US environmentalists expressed concern on Friday that President-elect George W. Bush's choice to head the Interior Department had close ties to what they called enemies of land conservation, notably the controversial Reagan administration interior secretary, James Watt.

Conservation groups also worry that Bush's choice - former Colorado Attorney General Gale Norton - will support his plans for opening Alaskan wilderness to oil and natural gas drilling, a position staunchly opposed by preservationists.

"It is very important that the secretary of interior be a spokesman for land conservation, and we're hopeful that that's a task she is willing to undertake and accomplish with this administration," William Meadows, president of the Wilderness Society, said in a telephone interview with Reuters.

Bush wants to open the Arctic National Wildlife Refuge in the northeast corner of Alaska to oil drilling and build a pipeline to bring Alaskan natural gas to the lower 48 states.

Asked whether she supported Bush's call to open the Arctic National Wildlife Refuge to oil exploration and drilling, Norton declined to directly comment ahead of her confirmation, but said she supported Bush's campaign positions.
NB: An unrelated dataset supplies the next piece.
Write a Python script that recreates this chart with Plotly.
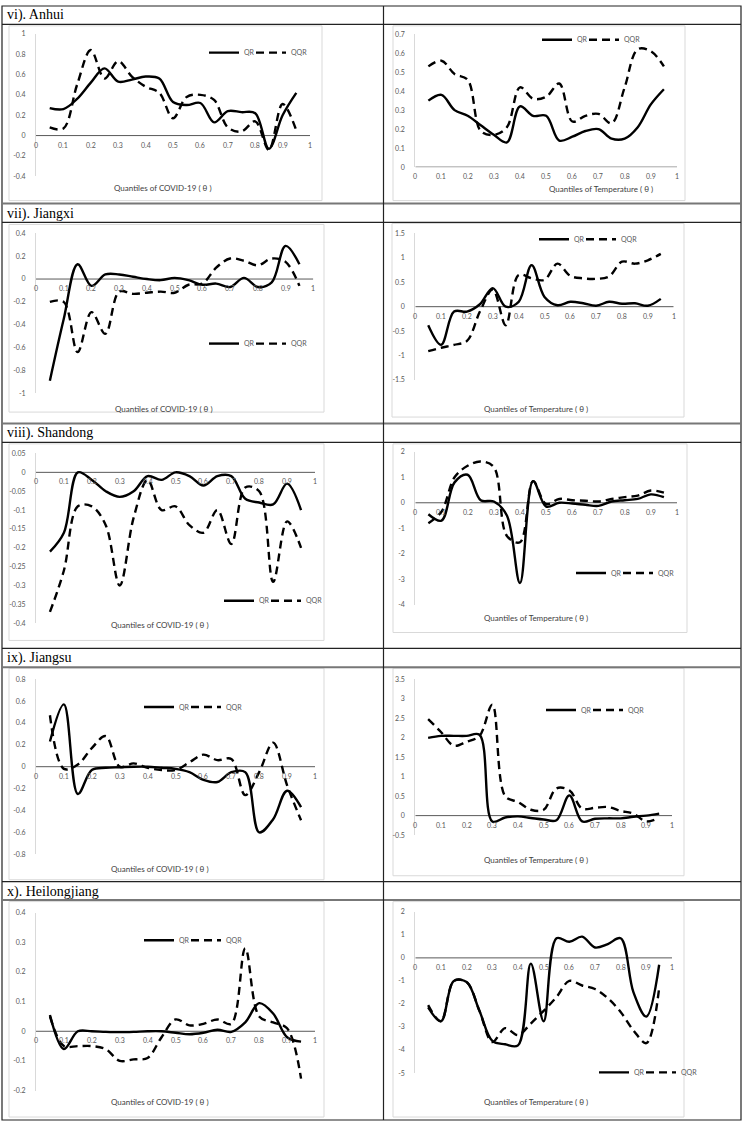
import plotly.graph_objects as go

W, H = 743, 1125

# ---------------- data ----------------
quantiles = [0.05, 0.10, 0.15, 0.20, 0.25, 0.30, 0.35, 0.40, 0.45, 0.50,
             0.55, 0.60, 0.65, 0.70, 0.75, 0.80, 0.85, 0.90, 0.95]
x_tick_labels = ["0", "0.1", "0.2", "0.3", "0.4", "0.5", "0.6", "0.7", "0.8", "0.9", "1"]
series_names = ["QR", "QQR"]
row_labels = ["vi). Anhui", "vii). Jiangxi", "viii). Shandong", "ix). Jiangsu", "x). Heilongjiang"]
x_titles = ["Quantiles of COVID-19 ( \u03b8 )", "Quantiles of Temperature ( \u03b8 )"]

anhui_covid_qr = [0.27, 0.26, 0.36, 0.52, 0.66, 0.53, 0.55, 0.58, 0.56, 0.33,
                  0.30, 0.32, 0.13, 0.24, 0.23, 0.22, -0.13, 0.20, 0.42]
anhui_covid_qqr = [0.08, 0.07, 0.50, 0.84, 0.56, 0.73, 0.58, 0.48, 0.42, 0.17,
                   0.38, 0.40, 0.35, 0.08, 0.04, 0.14, -0.14, 0.31, 0.05]
anhui_covid_yticks = ["-0.4", "-0.2", "0", "0.2", "0.4", "0.6", "0.8", "1"]

anhui_temp_qr = [0.35, 0.38, 0.30, 0.27, 0.22, 0.17, 0.13, 0.32, 0.27, 0.27,
                 0.14, 0.16, 0.19, 0.20, 0.15, 0.15, 0.21, 0.33, 0.41]
anhui_temp_qqr = [0.53, 0.56, 0.49, 0.46, 0.19, 0.17, 0.21, 0.42, 0.36, 0.37,
                  0.44, 0.24, 0.27, 0.28, 0.23, 0.42, 0.62, 0.61, 0.53]
anhui_temp_yticks = ["0", "0.1", "0.2", "0.3", "0.4", "0.5", "0.6", "0.7"]

jiangxi_covid_qr = [-0.89, -0.35, 0.13, -0.06, 0.04, 0.04, 0.02, 0.00, -0.01, 0.01,
                    -0.01, -0.05, -0.04, -0.07, 0.01, -0.07, -0.03, 0.29, 0.13]
jiangxi_covid_qqr = [-0.20, -0.20, -0.64, -0.29, -0.48, -0.11, -0.13, -0.12, -0.11, -0.12,
                     -0.05, -0.04, 0.10, 0.18, 0.16, 0.12, 0.18, 0.15, -0.06]
jiangxi_covid_yticks = ["-1", "-0.8", "-0.6", "-0.4", "-0.2", "0", "0.2", "0.4"]

jiangxi_temp_qr = [-0.38, -0.78, -0.10, -0.10, 0.05, 0.38, 0.00, 0.10, 0.85, 0.20,
                   0.03, 0.10, 0.07, 0.02, 0.10, 0.06, 0.07, 0.02, 0.16]
jiangxi_temp_qqr = [-0.91, -0.84, -0.78, -0.70, -0.10, 0.35, -0.38, 0.65, 0.58, 0.55,
                    0.88, 0.63, 0.58, 0.57, 0.62, 0.92, 0.88, 0.95, 1.08]
jiangxi_temp_yticks = ["-1.5", "-1", "-0.5", "0", "0.5", "1", "1.5"]

shandong_covid_qr = [-0.21, -0.16, 0.00, -0.02, -0.05, -0.065, -0.05, -0.01, -0.02, 0.00,
                     -0.01, -0.035, -0.01, -0.01, -0.07, -0.08, -0.085, -0.03, -0.10]
shandong_covid_qqr = [-0.37, -0.26, -0.09, -0.09, -0.14, -0.30, -0.12, -0.02, -0.10, -0.09,
                      -0.14, -0.16, -0.10, -0.19, -0.04, -0.05, -0.29, -0.13, -0.20]
shandong_covid_yticks = ["-0.4", "-0.35", "-0.3", "-0.25", "-0.2", "-0.15", "-0.1", "-0.05", "0", "0.05"]

shandong_temp_qr = [-0.45, -0.70, 0.80, 1.10, 0.10, 0.05, -0.50, -3.15, 0.85, -0.15,
                    0.00, -0.03, -0.08, -0.12, 0.05, 0.10, 0.15, 0.33, 0.22]
shandong_temp_qqr = [-0.80, -0.35, 1.00, 1.45, 1.62, 1.40, -1.30, -1.55, 0.85, -0.05,
                     0.15, 0.10, 0.08, 0.05, 0.15, 0.22, 0.28, 0.48, 0.40]
shandong_temp_yticks = ["-4", "-3", "-2", "-1", "0", "1", "2"]

jiangsu_covid_qr = [0.23, 0.57, -0.25, -0.03, -0.01, -0.005, 0.00, 0.00, -0.01, -0.02,
                    -0.05, -0.12, -0.14, -0.05, -0.05, -0.60, -0.48, -0.22, -0.37]
jiangsu_covid_qqr = [0.47, -0.02, 0.02, 0.17, 0.28, 0.00, 0.03, -0.01, -0.03, -0.03,
                     0.04, 0.11, 0.06, 0.07, -0.26, -0.05, 0.22, -0.17, -0.49]
jiangsu_covid_yticks = ["-0.8", "-0.6", "-0.4", "-0.2", "0", "0.2", "0.4", "0.6", "0.8"]

jiangsu_temp_qr = [2.00, 2.05, 2.05, 2.05, 2.08, -0.15, -0.05, -0.02, -0.06, -0.10,
                   -0.12, 0.52, -0.15, -0.08, -0.07, -0.07, -0.03, 0.00, 0.05]
jiangsu_temp_qqr = [2.48, 2.15, 1.80, 1.90, 2.05, 2.85, 0.50, 0.35, 0.15, 0.15,
                    0.70, 0.65, 0.18, 0.20, 0.22, 0.12, 0.05, -0.15, -0.05]
jiangsu_temp_yticks = ["-0.5", "0", "0.5", "1", "1.5", "2", "2.5", "3", "3.5"]

heilongjiang_covid_qr = [0.055, -0.06, 0.00, 0.00, -0.002, -0.003, -0.002, 0.00, 0.00, -0.005,
                         -0.01, -0.005, 0.005, -0.002, 0.03, 0.095, 0.06, -0.02, -0.035]
heilongjiang_covid_qqr = [0.05, -0.05, -0.05, -0.05, -0.06, -0.10, -0.095, -0.09, -0.02, 0.04,
                          0.02, 0.025, 0.04, 0.025, 0.28, 0.05, 0.03, 0.01, -0.16]
heilongjiang_covid_yticks = ["-0.2", "-0.1", "0", "0.1", "0.2", "0.3", "0.4"]

heilongjiang_temp_qr = [-2.15, -2.75, -1.00, -1.05, -2.30, -3.60, -3.75, -3.80, -0.25, -2.75,
                        0.85, 0.70, 0.92, 0.45, 0.60, 0.85, -1.50, -2.55, -0.30]
heilongjiang_temp_qqr = [-2.05, -2.75, -1.00, -1.05, -2.30, -3.65, -3.05, -3.35, -2.85, -2.30,
                         -1.70, -1.00, -1.20, -1.35, -1.75, -2.35, -3.15, -3.70, -1.30]
heilongjiang_temp_yticks = ["-5", "-4", "-3", "-2", "-1", "0", "1", "2"]

# ---------------- layout (pixel geometry) ----------------
# plot box: (x_left, x_right, y_px_of_top_tick, y_px_of_bottom_tick)
charts = [
    dict(qr=anhui_covid_qr, qqr=anhui_covid_qqr, yt=anhui_covid_yticks, col=0,
         box=(36, 310, 29, 172.5), frame=(9, 322, 21, 197), title_xy=(163, 184), leg=(212, 50)),
    dict(qr=anhui_temp_qr, qqr=anhui_temp_qqr, yt=anhui_temp_yticks, col=1,
         box=(415.3, 677, 29.3, 163.3), frame=(393, 685, 21, 197), title_xy=(601, 185), leg=(545, 37)),
    dict(qr=jiangxi_covid_qr, qqr=jiangxi_covid_qqr, yt=jiangxi_covid_yticks, col=0,
         box=(36, 313.3, 230, 391), frame=(9, 324, 221, 410), title_xy=(164, 407), leg=(212, 343)),
    dict(qr=jiangxi_temp_qr, qqr=jiangxi_temp_qqr, yt=jiangxi_temp_yticks, col=1,
         box=(415.3, 673.7, 230, 377.7), frame=(392, 684, 220, 415), title_xy=(536, 407), leg=(542, 238)),
    dict(qr=shandong_covid_qr, qqr=shandong_covid_qqr, yt=shandong_covid_yticks, col=0,
         box=(36, 315, 451.7, 622.7), frame=(9, 324, 442, 640), title_xy=(160, 624), leg=(227, 602)),
    dict(qr=shandong_temp_qr, qqr=shandong_temp_qqr, yt=shandong_temp_yticks, col=1,
         box=(415.3, 677, 450, 604), frame=(393, 687, 442, 632), title_xy=(536, 617), leg=(579, 574)),
    dict(qr=jiangsu_covid_qr, qqr=jiangsu_covid_qqr, yt=jiangsu_covid_yticks, col=0,
         box=(36, 315, 679, 855.3), frame=(9, 324, 668, 881), title_xy=(160, 870), leg=(147, 709)),
    dict(qr=jiangsu_temp_qr, qqr=jiangsu_temp_qqr, yt=jiangsu_temp_yticks, col=1,
         box=(415.3, 672, 679.3, 836), frame=(393, 684, 668, 877), title_xy=(536, 861), leg=(549, 712)),
    dict(qr=heilongjiang_covid_qr, qqr=heilongjiang_covid_qqr, yt=heilongjiang_covid_yticks, col=0,
         box=(36, 315, 914.3, 1093.3), frame=(9, 324, 903, 1120), title_xy=(160, 1105), leg=(147, 944)),
    dict(qr=heilongjiang_temp_qr, qqr=heilongjiang_temp_qqr, yt=heilongjiang_temp_yticks, col=1,
         box=(415.3, 672, 913.3, 1075.7), frame=(393, 684, 903, 1120), title_xy=(536, 1105), leg=(602, 1077)),
]

def px(x):
    return x / W

def py(y):
    return 1 - y / H

TICK_FONT = dict(family="Lato, 'Open Sans', sans-serif", size=7, color="#595959")
fig = go.Figure()
shapes = []
annotations = []
layout = {}
legend_count = 0

for i, c in enumerate(charts):
    n = "" if i == 0 else str(i + 1)
    xa, ya = "xaxis" + n, "yaxis" + n
    xr, yr = "x" + n, "y" + n
    yvals = [float(t) for t in c["yt"]]
    ymin, ymax = min(yvals), max(yvals)
    x0, x1, ytop, ybot = c["box"]
    lx, ly = c["leg"]

    for k, (name, vals, dash) in enumerate([(series_names[0], c["qr"], "solid"),
                                            (series_names[1], c["qqr"], "8px,5px")]):
        legend_count += 1
        leg = "legend" if legend_count == 1 else "legend" + str(legend_count)
        fig.add_trace(go.Scatter(
            x=quantiles, y=vals, mode="lines", name=name,
            line=dict(color="black", width=2.4, shape="spline", smoothing=1.0, dash=dash),
            xaxis=xr, yaxis=yr, legend=leg, hoverinfo="skip"))
        item_x = lx - 3 if k == 0 else lx + 44
        layout[leg] = dict(x=px(item_x - 5), y=py(ly - 2), xanchor="left", yanchor="middle",
                           orientation="h", bgcolor="rgba(0,0,0,0)", font=TICK_FONT,
                           itemwidth=30, tracegroupgap=0, borderwidth=0)

    layout[xa] = dict(domain=[px(x0), px(x1)], range=[0, 1], visible=False, anchor=yr, fixedrange=True)
    layout[ya] = dict(domain=[py(ybot), py(ytop)], range=[ymin, ymax], anchor=xr,
                      tickvals=yvals, ticktext=c["yt"], tickfont=TICK_FONT,
                      showgrid=False, zeroline=False, showline=True, linecolor="#d9d9d9",
                      linewidth=1, ticks="", ticklabelstandoff=8, fixedrange=True)

    # chart area frame
    fx0, fx1, fy0, fy1 = c["frame"]
    shapes.append(dict(type="rect", xref="paper", yref="paper", x0=px(fx0), x1=px(fx1),
                       y0=py(fy1), y1=py(fy0), line=dict(color="#d9d9d9", width=1), layer="below"))
    # horizontal (category) axis at y = 0
    shapes.append(dict(type="line", xref=xr, yref=yr, x0=0, x1=1, y0=0, y1=0,
                       line=dict(color="#595959", width=1), layer="below"))
    for t in x_tick_labels:
        annotations.append(dict(x=float(t), y=0, xref=xr, yref=yr, text=t, showarrow=False,
                                yanchor="top", yshift=-3, font=TICK_FONT))
    annotations.append(dict(x=px(c["title_xy"][0]), y=py(c["title_xy"][1]), xref="paper", yref="paper",
                            text=x_titles[c["col"]], showarrow=False, xanchor="center", yanchor="middle",
                            font=dict(family="Lato, 'Open Sans', sans-serif", size=8, color="#404040")))

# ---------------- table grid ----------------
grid_dark = dict(color="#222222", width=1.2)
grid_gray = dict(color="#777777", width=2)
shapes.append(dict(type="rect", xref="paper", yref="paper", x0=px(2), x1=px(741), y0=py(1123), y1=py(1),
                   line=grid_dark))
for yy, style in [(19.5, grid_dark), (200, grid_gray), (219, grid_dark), (421.5, grid_gray), (440.5, grid_dark),
                  (648, grid_dark), (667, grid_gray), (883, grid_dark), (901.5, grid_gray)]:
    shapes.append(dict(type="line", xref="paper", yref="paper", x0=px(2), x1=px(741), y0=py(yy), y1=py(yy),
                       line=style))
shapes.append(dict(type="line", xref="paper", yref="paper", x0=px(383.5), x1=px(383.5), y0=py(1), y1=py(1123),
                   line=grid_dark))

label_y = [10.5, 210, 431, 658, 893]
for lab, yy in zip(row_labels, label_y):
    annotations.append(dict(x=px(5), y=py(yy), xref="paper", yref="paper", text=lab, showarrow=False,
                            xanchor="left", yanchor="middle",
                            font=dict(family="'Liberation Serif', 'Times New Roman', serif", size=14, color="black")))

fig.update_layout(width=W, height=H, margin=dict(l=0, r=0, t=0, b=0),
                  paper_bgcolor="white", plot_bgcolor="white",
                  showlegend=True, shapes=shapes, annotations=annotations, **layout)

fig.write_html("out.html", config={"displayModeBar": False},
               post_script="document.body.style.margin='0';document.body.style.padding='0';")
Norton's nomination stoked deeper regret from an official with the Sierra Club, the nation's largest environmental group, who called her unqualified to act as the steward for public lands and natural resources.

"We're disappointed in this choice," said Bruce Hamilton, national conservation director for the Sierra Club.

While noting that Norton's role as attorney general left little in the way of an environmental record to judge, Hamilton said her work in government and private legal practice showed her to be on the side of anti-environmental thinking.

"We see someone here who is retrograde ... time and again she has sided with the polluters, the loggers, the miners," Hamilton said.

A former Libertarian, Norton, 46, began her career as a lawyer with the Mountain States Legal Foundation, a conservative law firm headed by Watt. Norton followed Watt to Washington and served as assistant to the deputy secretary of agriculture in the Reagan administration from 1984 to 1985, then as associate solicitor for wildlife and conservation for the Department of the Interior from 1985 to 1987.

Watt was reviled by environmental groups for favoring the opening of public lands for exploration.

Watt's successor as interior secretary, Donald Hodel, lauded Norton's appointment. "Once I heard her name, I couldn't think of anyone else who would be a better selection," Hodel said by telephone from his home in Silverthorne, Colorado.

Norton was elected in 1990 as Colorado's first female attorney general before term limits forced her from office after her second term ended in 1998. If her appointment is approved by the Senate, Norton would become the first woman to serve in that Cabinet post.